▶ _TASK BRIEF_:
Print each line exactly as it is given.

▶ _PROVIDED DATA_:

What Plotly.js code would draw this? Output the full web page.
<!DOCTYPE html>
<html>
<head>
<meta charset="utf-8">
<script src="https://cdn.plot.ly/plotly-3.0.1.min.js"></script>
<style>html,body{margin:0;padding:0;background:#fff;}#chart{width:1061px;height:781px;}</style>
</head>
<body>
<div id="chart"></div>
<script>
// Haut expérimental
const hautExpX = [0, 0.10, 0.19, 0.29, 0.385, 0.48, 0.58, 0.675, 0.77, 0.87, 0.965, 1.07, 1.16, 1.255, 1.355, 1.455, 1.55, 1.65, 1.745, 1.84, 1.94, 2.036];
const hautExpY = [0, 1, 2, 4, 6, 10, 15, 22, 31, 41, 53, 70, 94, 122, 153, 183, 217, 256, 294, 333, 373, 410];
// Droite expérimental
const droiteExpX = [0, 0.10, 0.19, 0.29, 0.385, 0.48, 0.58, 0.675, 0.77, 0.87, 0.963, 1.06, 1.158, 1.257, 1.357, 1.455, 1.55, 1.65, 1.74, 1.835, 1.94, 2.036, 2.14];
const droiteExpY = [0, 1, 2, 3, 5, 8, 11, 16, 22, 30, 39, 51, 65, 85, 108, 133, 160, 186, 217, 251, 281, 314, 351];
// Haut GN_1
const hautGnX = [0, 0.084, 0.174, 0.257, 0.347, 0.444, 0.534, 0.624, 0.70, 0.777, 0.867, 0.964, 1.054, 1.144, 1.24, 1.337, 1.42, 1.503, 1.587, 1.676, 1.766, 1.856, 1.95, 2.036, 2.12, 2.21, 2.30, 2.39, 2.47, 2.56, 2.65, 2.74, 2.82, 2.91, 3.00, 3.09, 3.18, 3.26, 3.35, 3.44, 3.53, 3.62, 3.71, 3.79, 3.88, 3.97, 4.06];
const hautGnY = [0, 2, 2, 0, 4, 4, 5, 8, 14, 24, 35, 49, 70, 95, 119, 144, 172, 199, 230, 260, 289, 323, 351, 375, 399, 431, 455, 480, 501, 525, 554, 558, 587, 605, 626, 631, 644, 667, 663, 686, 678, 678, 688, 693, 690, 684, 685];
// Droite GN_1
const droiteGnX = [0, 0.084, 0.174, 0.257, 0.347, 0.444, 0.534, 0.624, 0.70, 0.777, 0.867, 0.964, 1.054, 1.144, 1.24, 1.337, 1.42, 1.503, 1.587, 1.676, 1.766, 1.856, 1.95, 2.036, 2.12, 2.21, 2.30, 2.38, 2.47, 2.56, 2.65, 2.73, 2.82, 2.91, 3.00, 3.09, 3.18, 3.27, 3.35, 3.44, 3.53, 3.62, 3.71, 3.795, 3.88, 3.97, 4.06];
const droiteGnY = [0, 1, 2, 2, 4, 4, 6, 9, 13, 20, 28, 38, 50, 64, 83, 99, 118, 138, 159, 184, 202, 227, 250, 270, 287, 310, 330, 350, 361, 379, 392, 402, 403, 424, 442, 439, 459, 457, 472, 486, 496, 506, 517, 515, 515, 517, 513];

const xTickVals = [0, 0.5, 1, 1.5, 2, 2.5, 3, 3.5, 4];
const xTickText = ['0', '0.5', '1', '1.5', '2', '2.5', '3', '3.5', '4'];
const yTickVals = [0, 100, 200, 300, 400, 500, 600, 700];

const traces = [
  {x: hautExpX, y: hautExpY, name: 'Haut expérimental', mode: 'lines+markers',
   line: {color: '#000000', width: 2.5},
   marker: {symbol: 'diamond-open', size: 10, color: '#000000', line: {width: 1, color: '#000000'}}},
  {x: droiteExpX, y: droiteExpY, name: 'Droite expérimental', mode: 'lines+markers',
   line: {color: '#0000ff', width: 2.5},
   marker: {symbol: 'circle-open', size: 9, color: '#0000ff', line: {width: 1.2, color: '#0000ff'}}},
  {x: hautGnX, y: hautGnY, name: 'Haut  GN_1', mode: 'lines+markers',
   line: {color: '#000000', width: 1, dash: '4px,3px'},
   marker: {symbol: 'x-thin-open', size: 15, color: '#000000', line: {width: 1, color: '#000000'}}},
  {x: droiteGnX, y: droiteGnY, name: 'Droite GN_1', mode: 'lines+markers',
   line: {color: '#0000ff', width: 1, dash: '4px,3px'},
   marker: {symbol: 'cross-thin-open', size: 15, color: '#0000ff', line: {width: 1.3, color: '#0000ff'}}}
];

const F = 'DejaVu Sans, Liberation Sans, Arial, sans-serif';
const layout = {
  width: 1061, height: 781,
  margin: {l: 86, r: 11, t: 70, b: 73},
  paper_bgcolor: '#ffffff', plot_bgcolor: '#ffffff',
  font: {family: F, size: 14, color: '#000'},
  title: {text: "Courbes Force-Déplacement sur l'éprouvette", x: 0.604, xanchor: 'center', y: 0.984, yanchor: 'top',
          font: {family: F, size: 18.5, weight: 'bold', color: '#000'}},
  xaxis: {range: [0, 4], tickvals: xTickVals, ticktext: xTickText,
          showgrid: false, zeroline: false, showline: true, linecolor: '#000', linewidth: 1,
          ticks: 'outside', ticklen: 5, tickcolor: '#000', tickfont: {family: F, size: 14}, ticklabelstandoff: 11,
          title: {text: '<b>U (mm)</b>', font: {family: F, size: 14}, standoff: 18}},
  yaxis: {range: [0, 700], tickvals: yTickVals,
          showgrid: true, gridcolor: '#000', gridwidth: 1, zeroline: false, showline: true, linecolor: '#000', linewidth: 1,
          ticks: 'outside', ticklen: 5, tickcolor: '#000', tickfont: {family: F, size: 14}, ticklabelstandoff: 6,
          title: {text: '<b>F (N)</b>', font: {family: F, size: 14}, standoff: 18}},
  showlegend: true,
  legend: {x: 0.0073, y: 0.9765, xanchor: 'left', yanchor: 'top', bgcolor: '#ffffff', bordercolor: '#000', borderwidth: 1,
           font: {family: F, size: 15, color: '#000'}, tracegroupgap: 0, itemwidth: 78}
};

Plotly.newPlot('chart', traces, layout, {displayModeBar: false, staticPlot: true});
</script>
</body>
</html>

▶ _ANSWER IN FULL_:
What Plotly.js code would draw this? Output the full web page.
<!DOCTYPE html>
<html>
<head>
<meta charset="utf-8">
<script src="https://cdn.plot.ly/plotly-3.0.1.min.js"></script>
<style>html,body{margin:0;padding:0;background:#fff;}#chart{width:1061px;height:781px;}</style>
</head>
<body>
<div id="chart"></div>
<script>
// Haut expérimental
const hautExpX = [0, 0.10, 0.19, 0.29, 0.385, 0.48, 0.58, 0.675, 0.77, 0.87, 0.965, 1.07, 1.16, 1.255, 1.355, 1.455, 1.55, 1.65, 1.745, 1.84, 1.94, 2.036];
const hautExpY = [0, 1, 2, 4, 6, 10, 15, 22, 31, 41, 53, 70, 94, 122, 153, 183, 217, 256, 294, 333, 373, 410];
// Droite expérimental
const droiteExpX = [0, 0.10, 0.19, 0.29, 0.385, 0.48, 0.58, 0.675, 0.77, 0.87, 0.963, 1.06, 1.158, 1.257, 1.357, 1.455, 1.55, 1.65, 1.74, 1.835, 1.94, 2.036, 2.14];
const droiteExpY = [0, 1, 2, 3, 5, 8, 11, 16, 22, 30, 39, 51, 65, 85, 108, 133, 160, 186, 217, 251, 281, 314, 351];
// Haut GN_1
const hautGnX = [0, 0.084, 0.174, 0.257, 0.347, 0.444, 0.534, 0.624, 0.70, 0.777, 0.867, 0.964, 1.054, 1.144, 1.24, 1.337, 1.42, 1.503, 1.587, 1.676, 1.766, 1.856, 1.95, 2.036, 2.12, 2.21, 2.30, 2.39, 2.47, 2.56, 2.65, 2.74, 2.82, 2.91, 3.00, 3.09, 3.18, 3.26, 3.35, 3.44, 3.53, 3.62, 3.71, 3.79, 3.88, 3.97, 4.06];
const hautGnY = [0, 2, 2, 0, 4, 4, 5, 8, 14, 24, 35, 49, 70, 95, 119, 144, 172, 199, 230, 260, 289, 323, 351, 375, 399, 431, 455, 480, 501, 525, 554, 558, 587, 605, 626, 631, 644, 667, 663, 686, 678, 678, 688, 693, 690, 684, 685];
// Droite GN_1
const droiteGnX = [0, 0.084, 0.174, 0.257, 0.347, 0.444, 0.534, 0.624, 0.70, 0.777, 0.867, 0.964, 1.054, 1.144, 1.24, 1.337, 1.42, 1.503, 1.587, 1.676, 1.766, 1.856, 1.95, 2.036, 2.12, 2.21, 2.30, 2.38, 2.47, 2.56, 2.65, 2.73, 2.82, 2.91, 3.00, 3.09, 3.18, 3.27, 3.35, 3.44, 3.53, 3.62, 3.71, 3.795, 3.88, 3.97, 4.06];
const droiteGnY = [0, 1, 2, 2, 4, 4, 6, 9, 13, 20, 28, 38, 50, 64, 83, 99, 118, 138, 159, 184, 202, 227, 250, 270, 287, 310, 330, 350, 361, 379, 392, 402, 403, 424, 442, 439, 459, 457, 472, 486, 496, 506, 517, 515, 515, 517, 513];

const xTickVals = [0, 0.5, 1, 1.5, 2, 2.5, 3, 3.5, 4];
const xTickText = ['0', '0.5', '1', '1.5', '2', '2.5', '3', '3.5', '4'];
const yTickVals = [0, 100, 200, 300, 400, 500, 600, 700];

const traces = [
  {x: hautExpX, y: hautExpY, name: 'Haut expérimental', mode: 'lines+markers',
   line: {color: '#000000', width: 2.5},
   marker: {symbol: 'diamond-open', size: 10, color: '#000000', line: {width: 1, color: '#000000'}}},
  {x: droiteExpX, y: droiteExpY, name: 'Droite expérimental', mode: 'lines+markers',
   line: {color: '#0000ff', width: 2.5},
   marker: {symbol: 'circle-open', size: 9, color: '#0000ff', line: {width: 1.2, color: '#0000ff'}}},
  {x: hautGnX, y: hautGnY, name: 'Haut  GN_1', mode: 'lines+markers',
   line: {color: '#000000', width: 1, dash: '4px,3px'},
   marker: {symbol: 'x-thin-open', size: 15, color: '#000000', line: {width: 1, color: '#000000'}}},
  {x: droiteGnX, y: droiteGnY, name: 'Droite GN_1', mode: 'lines+markers',
   line: {color: '#0000ff', width: 1, dash: '4px,3px'},
   marker: {symbol: 'cross-thin-open', size: 15, color: '#0000ff', line: {width: 1.3, color: '#0000ff'}}}
];

const F = 'DejaVu Sans, Liberation Sans, Arial, sans-serif';
const layout = {
  width: 1061, height: 781,
  margin: {l: 86, r: 11, t: 70, b: 73},
  paper_bgcolor: '#ffffff', plot_bgcolor: '#ffffff',
  font: {family: F, size: 14, color: '#000'},
  title: {text: "Courbes Force-Déplacement sur l'éprouvette", x: 0.604, xanchor: 'center', y: 0.984, yanchor: 'top',
          font: {family: F, size: 18.5, weight: 'bold', color: '#000'}},
  xaxis: {range: [0, 4], tickvals: xTickVals, ticktext: xTickText,
          showgrid: false, zeroline: false, showline: true, linecolor: '#000', linewidth: 1,
          ticks: 'outside', ticklen: 5, tickcolor: '#000', tickfont: {family: F, size: 14}, ticklabelstandoff: 11,
          title: {text: '<b>U (mm)</b>', font: {family: F, size: 14}, standoff: 18}},
  yaxis: {range: [0, 700], tickvals: yTickVals,
          showgrid: true, gridcolor: '#000', gridwidth: 1, zeroline: false, showline: true, linecolor: '#000', linewidth: 1,
          ticks: 'outside', ticklen: 5, tickcolor: '#000', tickfont: {family: F, size: 14}, ticklabelstandoff: 6,
          title: {text: '<b>F (N)</b>', font: {family: F, size: 14}, standoff: 18}},
  showlegend: true,
  legend: {x: 0.0073, y: 0.9765, xanchor: 'left', yanchor: 'top', bgcolor: '#ffffff', bordercolor: '#000', borderwidth: 1,
           font: {family: F, size: 15, color: '#000'}, tracegroupgap: 0, itemwidth: 78}
};

Plotly.newPlot('chart', traces, layout, {displayModeBar: false, staticPlot: true});
</script>
</body>
</html>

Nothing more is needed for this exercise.